Finish batter: Combine flour, remaining sugar, baking powder, and salt in large bowl. Whisk water, oil, egg yolks, and vanilla in medium bowl until smooth. Whisk wet mixture into flour mixture until smooth. Whisk one-third whipped egg whites into batter, then gently fold in remaining whites, 1 scoop at a time, until well combined. Scrape mixture into 16-cup ungreased tube pan.

Bake cake: Bake until toothpick inserted into center comes out clean and cracks in cake appear dry, 55 to 65 minutes. Cool, inverted, to room-temperature, about 3 hours. To unmold, follow photos at bottom right. Serve.

Serving Size

Serves 10 to 12

Recipe: Lane cake

  • Cake
  • 1 cup whole milk, room temperature
  • 6 large egg whites, room temperature
  • 2 teaspoons vanilla extract
  • 2 1/4 cups cake flour
  • 1 3/4 cups sugar
  • 4 teaspoons baking powder
  • 1 teaspoon salt
  • 12 tablespoons (1 1/2 sticks) unsalted butter, cut into 12 pieces and softened
  • Filling
  • 5 tablespoons bourbon
  • 1 tablespoon whole milk
  • 1 teaspoon cornstarch
  • Pinch salt
  • 1/3 cup sweetened shredded coconut
  • 3/4 cup pecans
  • 3/4 cup golden raisins (see note)
  • 4 tablespoons unsalted butter
  • 3/4 cup sweetened condensed milk
  • 1/2 teaspoon vanilla extract
  • Frosting
  • 2 large egg whites (see note)
  • 1/4 teaspoon cream of tartar
  • 1/4 cup sugar
  • 2/3 cup light corn syrup
  • 1 teaspoon vanilla extract

We like bourbon, but any whiskey will work. For the frosting, be sure to start with room-temperature egg whites to ensure that they'll heat to a safe temperature.

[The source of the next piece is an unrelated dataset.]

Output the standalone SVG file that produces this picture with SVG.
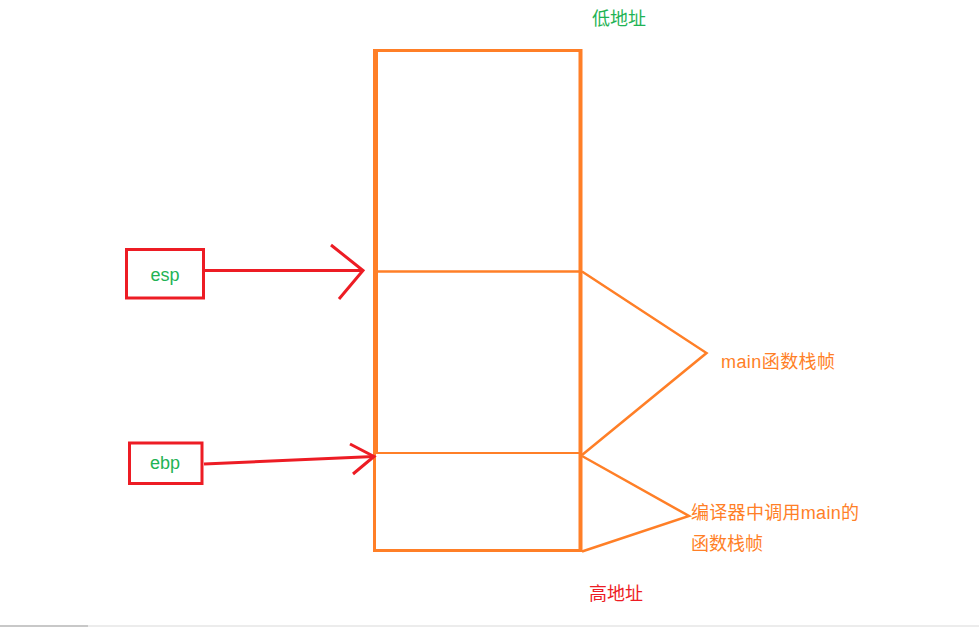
<svg xmlns="http://www.w3.org/2000/svg" width="979" height="627" viewBox="0 0 979 627">
<style>
.or{stroke:#ff7f27;fill:none;stroke-linecap:butt}
.rd{stroke:#ed1c24;fill:none;stroke-width:3}
.t{font-family:"Liberation Sans","Noto Sans CJK SC",sans-serif;font-size:18px}
.g{fill:#1fb355}
.o{fill:#ff7f27}
.r{fill:#ed1c24}
</style>
<rect width="979" height="627" fill="#ffffff"/>
<g id="stack">
<line class="or" x1="375.5" y1="49" x2="375.5" y2="453" stroke-width="5"/>
<line class="or" x1="374.5" y1="453" x2="374.5" y2="552" stroke-width="3"/>
<line class="or" x1="373" y1="50.5" x2="582" y2="50.5" stroke-width="3"/>
<line class="or" x1="580.5" y1="49" x2="580.5" y2="552" stroke-width="4"/>
<line class="or" x1="373" y1="550.5" x2="582" y2="550.5" stroke-width="3"/>
<line class="or" x1="377" y1="271.5" x2="579" y2="271.5" stroke-width="2.5"/>
<line class="or" x1="376" y1="453" x2="579" y2="453" stroke-width="2"/>
</g>
<g id="label-low"><text class="t g" x="592" y="25">低地址</text></g>
<g id="label-high"><text class="t r" x="589" y="600">高地址</text></g>
<g id="esp">
<rect class="rd" x="126.5" y="249.5" width="77" height="48.5"/>
<text class="t g" x="165" y="281" text-anchor="middle" font-size="19">esp</text>
</g>
<g id="ebp">
<rect class="rd" x="129.5" y="443" width="72.5" height="40.5"/>
<text class="t g" x="165" y="469" text-anchor="middle" font-size="19">ebp</text>
</g>
<g id="main-frame">
<polyline class="or" points="582,271.5 706.5,353 582,455" stroke-width="2.5"/>
<text class="t o" x="721" y="368" textLength="114">main函数栈帧</text>
</g>
<g id="caller-frame">
<polyline class="or" points="582,456 689,516 582,551.5" stroke-width="2.5"/>
<text class="t o" x="691" y="519" textLength="168">编译器中调用main的</text>
<text class="t o" x="691" y="550">函数栈帧</text>
</g>
<g id="connectors">
<line class="rd" x1="205" y1="270.5" x2="363" y2="270.5"/>
<polyline class="rd" points="331,245 363,270.5 339,299"/>
<line class="rd" x1="204" y1="464" x2="374" y2="456.5"/>
<polyline class="rd" points="350,444 374,456.5 353,474"/>
</g>
<g id="scrollbar">
<rect x="0" y="625" width="979" height="2" fill="#ececec"/>
<rect x="0" y="625" width="88" height="2" fill="#c8c8c8"/>
</g>
</svg>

Mix batter: Adjust oven rack to middle position and heat oven to 350 degrees. Grease and flour two 9-inch cake pans. Whisk milk, egg whites, and vanilla in large measuring cup. With electric mixer on low speed, mix flour, sugar, baking powder, and salt until combined. Add butter, 1 piece at a time, and beat until only pea-size pieces remain. Pour in half of milk mixture and increase speed to medium-high. Beat until light and fluffy, about 1 minute. Slowly add remaining milk mixture and beat until incorporated, about 30 seconds.

Bake cakes: Scrape equal amounts of batter into prepared pans and bake until toothpick inserted in center comes out clean, 20 to 25 minutes. Cool cakes in pans 10 minutes, then turn out onto wire rack. Cool completely, at least 1 hour. (Cooled cakes can be wrapped in plastic and stored at room temperature for 2 days.)

Make filling: Whisk bourbon, milk, cornstarch, and salt in small bowl until smooth. Process coconut in food processor until finely ground. Add pecans and raisins and pulse until coarsely ground. Melt butter in large skillet over medium-low heat. Add processed coconut mixture and cook, stirring occasionally, until golden brown and fragrant, about 5 minutes. Stir in bourbon mixture and bring to boil. Off heat, add condensed milk and vanilla. Transfer to medium bowl and cool to room temperature, about 30 minutes. (Filling can be refrigerated in airtight container for 2 days. Bring filling to room temperature before using.)

Whip frosting: With electric mixer fitted with whisk attachment, whip egg whites and cream of tartar on medium-high speed until frothy, about 30 seconds. With mixer running, slowly add sugar and whip until soft peaks form, about 2 minutes; set aside. Bring corn syrup to boil in small saucepan over medium-high heat and cook until large bubbles appear around perimeter of pan, about 1 minute. With mixer running, slowly pour hot syrup into whites (avoid pouring syrup onto beaters, or it will splash). Add vanilla and beat until mixture has cooled and is very thick and glossy, 3 to 5 minutes.

Assemble cake: Place 1 cake round on serving platter. Spread filling over cake, then top with second cake round. Spread frosting evenly over top and sides of cake. Serve. (Cake can be refrigerated, covered, for 2 days. Bring to room temperature before serving.)